Tuesday, February 5, 2013

Game Day Nerves at My Job

Tomorrow at work, I have a project to do that is both exciting and anxiety-inducing. The work itself isn't the challenge. What's hard for me is that it brings back memories of my old job, and the three-plus years I spent living in a stress bubble, to put it mildly.

At my last job, I was the script coordinator on an animated movie. Much of my role involved managing recording sessions with the voice actors. At its best, I got to travel on the company's dime and watch some amazingly talented actors perform. At its worst, I'd spend really early mornings and really late nights at the office preparing for these sessions - I got very intimate with a whole host of office supplies.

The meticulousness with which I had to operate - write up the sequences, comb through pages, find typos, format and reformat and reformat again, assemble the 'sides' gather misc. materials - still makes my head hurt. A damning voice in my head would lambast me for any mistake I found during a third or fourth proofread. And the voice screamed louder when - once a year - a typo would slip through to the actor's or director's or producer's binder. The atmosphere of the sessions - for someone like me, a Hollywood minion not a big fishy - was tense. The challenge was to be on-point at all times. Run around and get done whatever was needed. Be able to react to last-minute demands and changes smoothly. Grace under fire. Pressure cooker central.

Inevitably after the records, when my supervisor and I would drive back to our studio, I'd finally uncrank my shoulders and back and relax my brain. The physical and mental stress was a lot to handle. And while I'm a person who likes to push limits and face obstacles, I never felt that the sense of accomplishment superseded all those very uncomfortable feelings.

I spent three and a half years in that role. After the film wrapped, I was offered a similar opportunity on another show at the studio. I did not have another job lined up, so it was a very risky move to make when I declined it. I knew, for the sake of my sanity, I needed something new.
“When you have come to the edge of all the light you have
And step into the darkness of the unknown
Believe that one of the two will happen to you
Either you'll find something solid to stand on
Or you'll be taught how to fly" - Patrick Overton
That "something new" is my current position. Not that new anymore - I've been here for 18 months - but markedly different in many positive ways. The leap of faith landed me in a very good work situation, and I'm grateful every day for it. Okay, some days more than others. But I try to show some appreciation daily.

I still work in animation, but in my position, recording sessions scarce. In fact, I never thought I'd handle one again. However, life likes to laugh at you when you think in absolutes like "always" and "never". Life is laughing at me now, because tomorrow I've got to go run a session. And irony of ironies (laugh at me, Life!) it's with an actor I worked with at that previous job. Small-ywood, huh?

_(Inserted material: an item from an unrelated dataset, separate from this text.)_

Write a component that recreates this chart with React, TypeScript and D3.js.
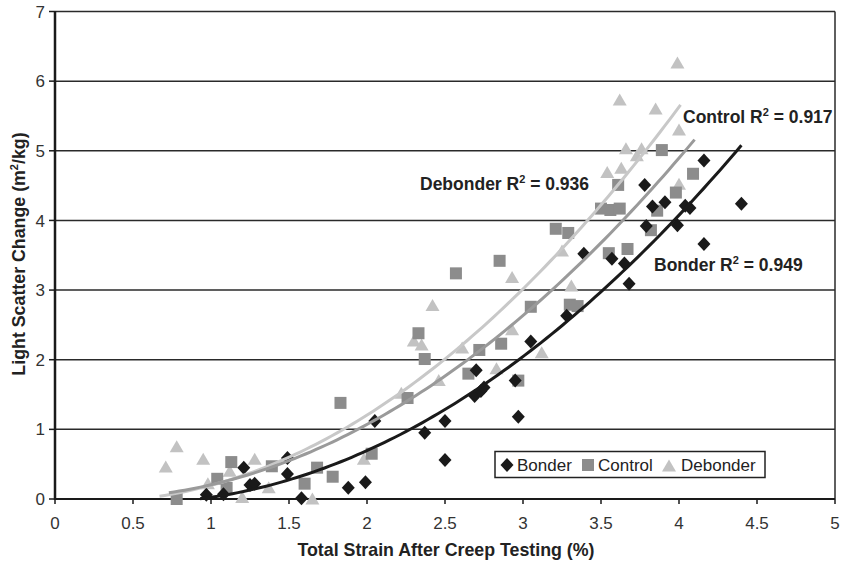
import React from 'react';
import * as d3 from 'd3';

const xTicks = [0, 0.5, 1, 1.5, 2, 2.5, 3, 3.5, 4, 4.5, 5];
const yTicks = [0, 1, 2, 3, 4, 5, 6, 7];
const seriesNames = ['Bonder', 'Control', 'Debonder'];

const bonderPoints: [number, number][] = [
  [0.97, 0.06], [1.08, 0.07], [1.21, 0.45], [1.25, 0.2], [1.28, 0.22], [1.49, 0.59], [1.49, 0.36],
  [1.58, 0.01], [1.88, 0.16], [1.99, 0.24], [2.05, 1.12], [2.37, 0.95], [2.5, 1.12], [2.5, 0.56],
  [2.69, 1.48], [2.73, 1.55], [2.75, 1.6], [2.7, 1.85], [2.95, 1.7], [2.97, 1.18], [3.05, 2.26],
  [3.28, 2.63], [3.39, 3.52], [3.57, 3.45], [3.65, 3.38], [3.68, 3.09], [3.78, 4.51], [3.79, 3.92],
  [3.83, 4.2], [3.91, 4.26], [3.99, 3.93], [4.04, 4.21], [4.07, 4.18], [4.16, 4.86], [4.16, 3.66],
  [4.4, 4.24],
];
const controlPoints: [number, number][] = [
  [0.78, 0.0], [1.04, 0.29], [1.1, 0.16], [1.13, 0.53], [1.39, 0.47], [1.6, 0.22], [1.68, 0.45],
  [1.78, 0.32], [1.83, 1.38], [2.03, 0.65], [2.26, 1.45], [2.33, 2.38], [2.37, 2.01], [2.57, 3.24],
  [2.65, 1.8], [2.72, 2.14], [2.85, 3.42], [2.86, 2.23], [2.97, 1.7], [3.05, 2.76], [3.21, 3.88],
  [3.29, 3.82], [3.3, 2.79], [3.35, 2.77], [3.5, 4.17], [3.55, 3.53], [3.56, 4.15], [3.61, 4.51],
  [3.62, 4.17], [3.67, 3.59], [3.82, 3.86], [3.86, 4.14], [3.89, 5.01], [3.98, 4.4], [4.09, 4.67],
];
const debonderPoints: [number, number][] = [
  [0.71, 0.46], [0.78, 0.75], [0.95, 0.57], [0.98, 0.22], [1.12, 0.4], [1.2, 0.02], [1.28, 0.57],
  [1.37, 0.16], [1.65, 0.0], [1.98, 0.57], [2.22, 1.52], [2.3, 2.27], [2.35, 2.21], [2.42, 2.78],
  [2.46, 1.7], [2.61, 2.17], [2.83, 1.87], [2.93, 3.18], [2.93, 2.43], [3.12, 2.1], [3.25, 3.56],
  [3.31, 3.06], [3.54, 4.69], [3.62, 5.73], [3.63, 4.75], [3.66, 5.03], [3.73, 4.93], [3.76, 5.03],
  [3.85, 5.6], [3.99, 6.26], [4.0, 5.3], [4.0, 4.52],
];

// polynomial trendline coefficients [a, b, c] : y = a x^2 + b x + c
const bonderFit = [0.3399, -0.349, 0.0334];
const controlFit = [0.3488, -0.1802, 0.0356];
const debonderFit = [0.4012, -0.195, -0.0101];
const bonderFitRange = [0.93, 4.4];
const controlFitRange = [0.73, 4.1];
const debonderFitRange = [0.67, 4.01];
const r2Values = ['0.949', '0.917', '0.936'];

const W = 842;
const H = 561;
const x0 = 55, x1 = 835, y0 = 499, y1 = 11.5;
const FONT = "'Liberation Sans', Arial, Helvetica, sans-serif";
const NARROW = "'Liberation Sans Narrow', 'Arial Narrow', 'Liberation Sans', sans-serif";

const colors = { Bonder: '#1a1a1a', Control: '#8c8c8c', Debonder: '#c2c2c2' };
const lineColors = { Bonder: '#1a1a1a', Control: '#9a9a9a', Debonder: '#c8c8c8' };

const diamond = 'M0,-7L6.5,0L0,7L-6.5,0Z';
const triangle = 'M0,-6.5L7,5.5L-7,5.5Z';

export default function App() {
  const x = d3.scaleLinear().domain([0, 5]).range([x0, x1]);
  const y = d3.scaleLinear().domain([0, 7]).range([y0, y1]);
  const line = d3.line<number[]>().x(d => x(d[0])).y(d => y(d[1]));
  const fitPath = (c: number[], r: number[]) => {
    const pts = d3.range(0, 101).map(i => {
      const xv = r[0] + (r[1] - r[0]) * i / 100;
      return [xv, c[0] * xv * xv + c[1] * xv + c[2]];
    });
    return line(pts) || '';
  };

  const marker = (name: string, p: [number, number], i: number) => {
    const cx = x(p[0]), cy = y(p[1]);
    if (name === 'Bonder') return <path key={i} d={diamond} transform={`translate(${cx},${cy})`} fill={colors.Bonder} />;
    if (name === 'Control') return <rect key={i} x={cx - 6} y={cy - 6} width={12} height={12} fill={colors.Control} />;
    return <path key={i} d={triangle} transform={`translate(${cx},${cy})`} fill={colors.Debonder} />;
  };

  const label = (name: string, val: string, lx: number, ly: number) => (
    <text x={lx} y={ly} fontFamily={FONT} fontWeight="bold" fontSize={17.5} fill="#222">
      {name} R<tspan dy={-7} fontSize={11}>2</tspan><tspan dy={7}> = {val}</tspan>
    </text>
  );

  return (
    <svg width={W} height={H} style={{ position: 'absolute', left: 0, top: 0, background: '#fff' }}>
      <rect x={0} y={0} width={W} height={H} fill="#fff" />
      {/* gridlines */}
      {yTicks.filter(t => t > 0).map(t => (
        <line key={t} x1={x0} x2={x1} y1={y(t)} y2={y(t)} stroke="#2a2a2a" strokeWidth={1.5} />
      ))}
      <line x1={x1} x2={x1} y1={y1} y2={y0} stroke="#2a2a2a" strokeWidth={1.5} />
      {/* axes */}
      <line x1={x0} x2={x0} y1={y1 - 0.5} y2={y0 + 1} stroke="#1a1a1a" strokeWidth={2.5} />
      <line x1={x0} x2={x1} y1={y0} y2={y0} stroke="#1a1a1a" strokeWidth={2} />
      {yTicks.map(t => (
        <g key={t}>
          <line x1={x0 - 6} x2={x0} y1={y(t)} y2={y(t)} stroke="#1a1a1a" strokeWidth={1.5} />
          <text x={45} y={y(t)} dy="0.36em" textAnchor="end" fontFamily={NARROW} fontSize={17} fill="#333">{t}</text>
        </g>
      ))}
      {xTicks.map(t => (
        <g key={t}>
          <line x1={x(t)} x2={x(t)} y1={y0} y2={y0 + 5} stroke="#1a1a1a" strokeWidth={1.5} />
          <text x={x(t)} y={529} textAnchor="middle" fontFamily={NARROW} fontSize={17} fill="#333">{t}</text>
        </g>
      ))}
      {/* markers */}
      {debonderPoints.map((p, i) => marker('Debonder', p, i))}
      {controlPoints.map((p, i) => marker('Control', p, i))}
      {bonderPoints.map((p, i) => marker('Bonder', p, i))}
      {/* trendlines */}
      <path d={fitPath(debonderFit, debonderFitRange)} fill="none" stroke={lineColors.Debonder} strokeWidth={3} />
      <path d={fitPath(controlFit, controlFitRange)} fill="none" stroke={lineColors.Control} strokeWidth={3} />
      <path d={fitPath(bonderFit, bonderFitRange)} fill="none" stroke={lineColors.Bonder} strokeWidth={3} />
      {/* R2 labels */}
      {label('Control', r2Values[1], 683, 123)}
      {label('Debonder', r2Values[2], 420, 190)}
      {label('Bonder', r2Values[0], 654, 271)}
      {/* legend */}
      <rect x={495} y={451.5} width={270} height={26} fill="#fff" stroke="#222" strokeWidth={1.5} />
      <path d={diamond} transform="translate(507,465)" fill={colors.Bonder} />
      <text x={517} y={471} fontFamily={FONT} fontSize={17} fill="#222">{seriesNames[0]}</text>
      <rect x={582} y={459} width={12} height={12} fill={colors.Control} />
      <text x={598} y={471} fontFamily={FONT} fontSize={17} fill="#222">{seriesNames[1]}</text>
      <path d={triangle} transform="translate(669,466)" fill={colors.Debonder} />
      <text x={681} y={471} fontFamily={FONT} fontSize={17} fill="#222">{seriesNames[2]}</text>
      {/* axis titles */}
      <text x={446} y={556} textAnchor="middle" fontFamily={FONT} fontWeight="bold" fontSize={17.8} fill="#222">Total Strain After Creep Testing (%)</text>
      <text transform="translate(25,254) rotate(-90)" textAnchor="middle" fontFamily={FONT} fontWeight="bold" fontSize={17.8} fill="#222">
        Light Scatter Change (m<tspan dy={-7} fontSize={11}>2</tspan><tspan dy={7}>/kg)</tspan>
      </text>
    </svg>
  );
}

So how to combat the 'performance anxiety' about this work? Well, I remind myself that I'm an athlete. And I go and re-read one of my favorite articles, Why Runners Usually Make Great Employees by Olivier Blanchard. Because I don't have a work coach, sometimes I need to find my own cheerleader (this article) to tell me that I'm capable of doing a good job. It's calming to be reminded that my involvement in sports over the last 24 years has shaped my brain to be able to handle almost anything. Deal with the pressure, grit my teeth, stay focused, be okay being uncomfortable, and get the job done well.

An excerpt:
You learn a lot about how to break thresholds and get past your own little ego, training for events like these. When you’re tired and sore and hungry but you still have four miles to go, guess what? You still have four miles to go. How you get through these last four miles is entirely up to you. Nobody cares whether you walk those last four miles or run, or hail a cab. Nobody made you set 26.2 miles as a goal. Or 100 miles. Or 144+.

Once you’ve broken past your lack of will and learned to keep going, you are transformed. A similar thing happens to Marines during training. At some point, who you used to be before you went beyond what you thought your limitations were, before you kissed excuses goodbye, before you left all of the bullshit that stood in your mind’s way ceases to exist. You become someone else.

That someone else, the marathoner, the long distance cyclist, the triathlete, the Ironman, he or she walks into your place of work with you every morning.
So I will go to the session tomorrow reminding myself that the stress and the pressure and the demands are nothing I haven't seen before. They're nothing compared to what I put myself through on a bike or a run or a swim. And the same brain I bring to my workouts and races is the same brain I can bring to the studio.

But just for good luck, maybe I'll wear one of my race finisher shirt underneath my work clothes.